SOURCE DATA:
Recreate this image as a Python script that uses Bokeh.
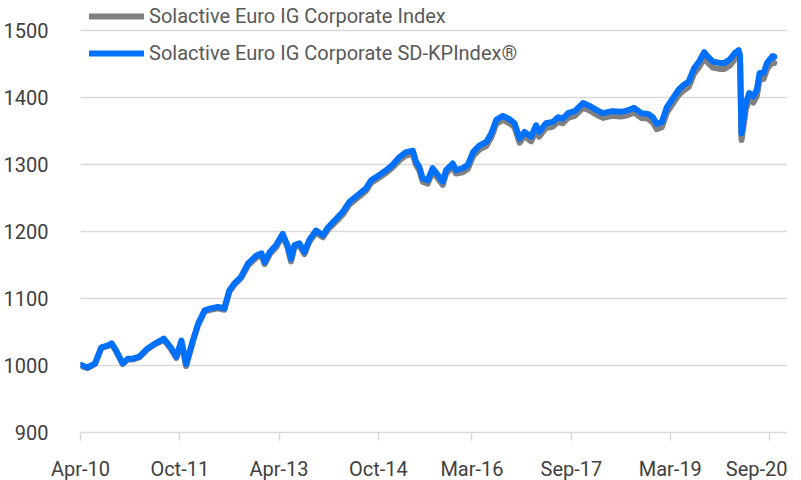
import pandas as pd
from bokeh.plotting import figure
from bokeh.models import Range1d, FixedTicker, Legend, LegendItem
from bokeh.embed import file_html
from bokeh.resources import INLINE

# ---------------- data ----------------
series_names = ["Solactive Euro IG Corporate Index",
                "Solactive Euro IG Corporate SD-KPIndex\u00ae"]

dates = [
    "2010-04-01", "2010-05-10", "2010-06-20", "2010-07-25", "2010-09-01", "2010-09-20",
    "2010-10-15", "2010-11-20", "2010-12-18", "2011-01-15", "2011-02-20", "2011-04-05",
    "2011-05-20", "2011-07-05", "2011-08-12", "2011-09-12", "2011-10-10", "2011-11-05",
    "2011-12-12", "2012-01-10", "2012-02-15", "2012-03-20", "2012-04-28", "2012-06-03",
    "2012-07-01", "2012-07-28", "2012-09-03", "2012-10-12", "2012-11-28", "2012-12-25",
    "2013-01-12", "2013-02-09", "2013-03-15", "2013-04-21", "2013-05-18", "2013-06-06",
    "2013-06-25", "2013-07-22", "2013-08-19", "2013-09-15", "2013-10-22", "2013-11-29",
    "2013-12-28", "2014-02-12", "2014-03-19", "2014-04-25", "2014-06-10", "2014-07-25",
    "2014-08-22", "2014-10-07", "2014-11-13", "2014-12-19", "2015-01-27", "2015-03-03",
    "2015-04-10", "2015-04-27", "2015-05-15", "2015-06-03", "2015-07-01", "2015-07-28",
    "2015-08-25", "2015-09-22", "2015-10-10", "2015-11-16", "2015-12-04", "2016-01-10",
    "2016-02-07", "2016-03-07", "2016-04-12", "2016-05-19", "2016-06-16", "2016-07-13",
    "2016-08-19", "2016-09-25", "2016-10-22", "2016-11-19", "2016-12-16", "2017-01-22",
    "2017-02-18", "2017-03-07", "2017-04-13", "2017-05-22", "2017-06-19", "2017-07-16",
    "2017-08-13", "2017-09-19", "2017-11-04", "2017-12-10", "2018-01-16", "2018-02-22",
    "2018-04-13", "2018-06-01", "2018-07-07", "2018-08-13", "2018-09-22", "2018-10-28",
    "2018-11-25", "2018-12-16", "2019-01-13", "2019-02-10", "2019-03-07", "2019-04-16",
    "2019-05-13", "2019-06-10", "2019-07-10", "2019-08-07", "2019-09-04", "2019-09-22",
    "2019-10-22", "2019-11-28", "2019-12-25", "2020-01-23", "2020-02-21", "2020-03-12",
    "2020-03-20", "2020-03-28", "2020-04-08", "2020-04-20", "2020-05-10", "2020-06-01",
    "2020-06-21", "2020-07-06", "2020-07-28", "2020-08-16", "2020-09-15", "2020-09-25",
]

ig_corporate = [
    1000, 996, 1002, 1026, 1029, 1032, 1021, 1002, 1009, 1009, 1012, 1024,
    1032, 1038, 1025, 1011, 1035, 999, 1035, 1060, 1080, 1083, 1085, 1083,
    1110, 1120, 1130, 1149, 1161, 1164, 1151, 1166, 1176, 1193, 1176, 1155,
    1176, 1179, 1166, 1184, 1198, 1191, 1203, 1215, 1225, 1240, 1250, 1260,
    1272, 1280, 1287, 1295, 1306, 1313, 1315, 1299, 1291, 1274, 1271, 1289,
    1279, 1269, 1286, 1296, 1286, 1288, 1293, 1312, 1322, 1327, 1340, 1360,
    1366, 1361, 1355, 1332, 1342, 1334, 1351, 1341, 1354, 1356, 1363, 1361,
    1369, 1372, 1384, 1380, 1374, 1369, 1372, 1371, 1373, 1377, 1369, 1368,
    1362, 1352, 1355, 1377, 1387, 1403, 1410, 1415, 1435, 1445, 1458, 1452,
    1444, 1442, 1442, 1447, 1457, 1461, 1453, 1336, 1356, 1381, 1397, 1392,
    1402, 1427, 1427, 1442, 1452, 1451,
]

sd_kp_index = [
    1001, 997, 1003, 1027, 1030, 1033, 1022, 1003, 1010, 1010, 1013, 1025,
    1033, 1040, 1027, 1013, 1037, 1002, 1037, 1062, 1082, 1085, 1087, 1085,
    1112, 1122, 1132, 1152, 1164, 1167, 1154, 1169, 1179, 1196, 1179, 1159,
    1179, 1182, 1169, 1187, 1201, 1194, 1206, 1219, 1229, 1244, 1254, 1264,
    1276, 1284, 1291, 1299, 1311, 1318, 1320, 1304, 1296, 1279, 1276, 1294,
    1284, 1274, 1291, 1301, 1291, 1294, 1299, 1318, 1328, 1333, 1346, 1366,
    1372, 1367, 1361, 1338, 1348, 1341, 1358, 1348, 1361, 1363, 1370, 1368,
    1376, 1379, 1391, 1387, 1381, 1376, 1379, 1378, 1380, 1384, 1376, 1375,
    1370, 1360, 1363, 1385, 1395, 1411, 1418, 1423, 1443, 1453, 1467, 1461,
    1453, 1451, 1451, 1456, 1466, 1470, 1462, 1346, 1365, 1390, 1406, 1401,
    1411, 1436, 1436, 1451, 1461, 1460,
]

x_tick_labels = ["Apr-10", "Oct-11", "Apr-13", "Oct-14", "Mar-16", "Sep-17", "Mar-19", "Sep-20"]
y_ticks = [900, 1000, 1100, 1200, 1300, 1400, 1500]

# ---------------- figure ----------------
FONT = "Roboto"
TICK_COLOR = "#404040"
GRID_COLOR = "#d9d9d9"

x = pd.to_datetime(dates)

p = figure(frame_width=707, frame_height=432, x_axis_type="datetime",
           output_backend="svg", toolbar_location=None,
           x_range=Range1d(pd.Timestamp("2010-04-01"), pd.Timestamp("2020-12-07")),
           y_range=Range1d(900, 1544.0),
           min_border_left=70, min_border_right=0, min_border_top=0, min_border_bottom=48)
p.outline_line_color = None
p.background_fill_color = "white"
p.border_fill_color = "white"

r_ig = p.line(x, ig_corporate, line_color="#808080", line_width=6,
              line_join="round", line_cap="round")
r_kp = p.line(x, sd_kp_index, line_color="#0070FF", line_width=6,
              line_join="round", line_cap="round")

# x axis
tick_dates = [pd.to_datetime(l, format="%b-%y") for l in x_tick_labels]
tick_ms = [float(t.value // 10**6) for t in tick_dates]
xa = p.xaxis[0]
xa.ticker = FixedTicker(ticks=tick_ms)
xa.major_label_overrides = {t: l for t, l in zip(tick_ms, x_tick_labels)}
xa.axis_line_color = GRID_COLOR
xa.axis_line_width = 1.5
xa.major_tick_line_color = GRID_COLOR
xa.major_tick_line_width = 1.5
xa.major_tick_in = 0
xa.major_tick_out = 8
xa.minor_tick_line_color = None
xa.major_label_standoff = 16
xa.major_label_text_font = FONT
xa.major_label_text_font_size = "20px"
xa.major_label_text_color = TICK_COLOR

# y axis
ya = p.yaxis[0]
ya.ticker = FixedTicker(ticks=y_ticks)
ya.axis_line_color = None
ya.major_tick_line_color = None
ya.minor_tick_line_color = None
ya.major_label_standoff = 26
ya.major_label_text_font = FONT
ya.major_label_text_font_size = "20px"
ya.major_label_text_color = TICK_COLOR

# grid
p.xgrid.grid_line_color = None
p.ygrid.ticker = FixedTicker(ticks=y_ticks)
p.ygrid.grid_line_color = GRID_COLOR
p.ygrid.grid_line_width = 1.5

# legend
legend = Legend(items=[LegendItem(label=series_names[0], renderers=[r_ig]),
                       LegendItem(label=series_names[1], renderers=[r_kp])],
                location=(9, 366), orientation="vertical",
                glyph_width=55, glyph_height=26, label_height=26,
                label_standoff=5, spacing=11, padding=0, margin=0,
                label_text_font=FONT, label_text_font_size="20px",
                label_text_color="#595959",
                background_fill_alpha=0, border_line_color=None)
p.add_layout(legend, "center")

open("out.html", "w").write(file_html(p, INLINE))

PROBLEM REQUIREMENTS:
Print the data above verbatim from the first line through the line holding "from bokeh.resources import INLINE", leaving every picture out.

REPLY TO THE EXERCISE:
Recreate this image as a Python script that uses Bokeh.
import pandas as pd
from bokeh.plotting import figure
from bokeh.models import Range1d, FixedTicker, Legend, LegendItem
from bokeh.embed import file_html
from bokeh.resources import INLINE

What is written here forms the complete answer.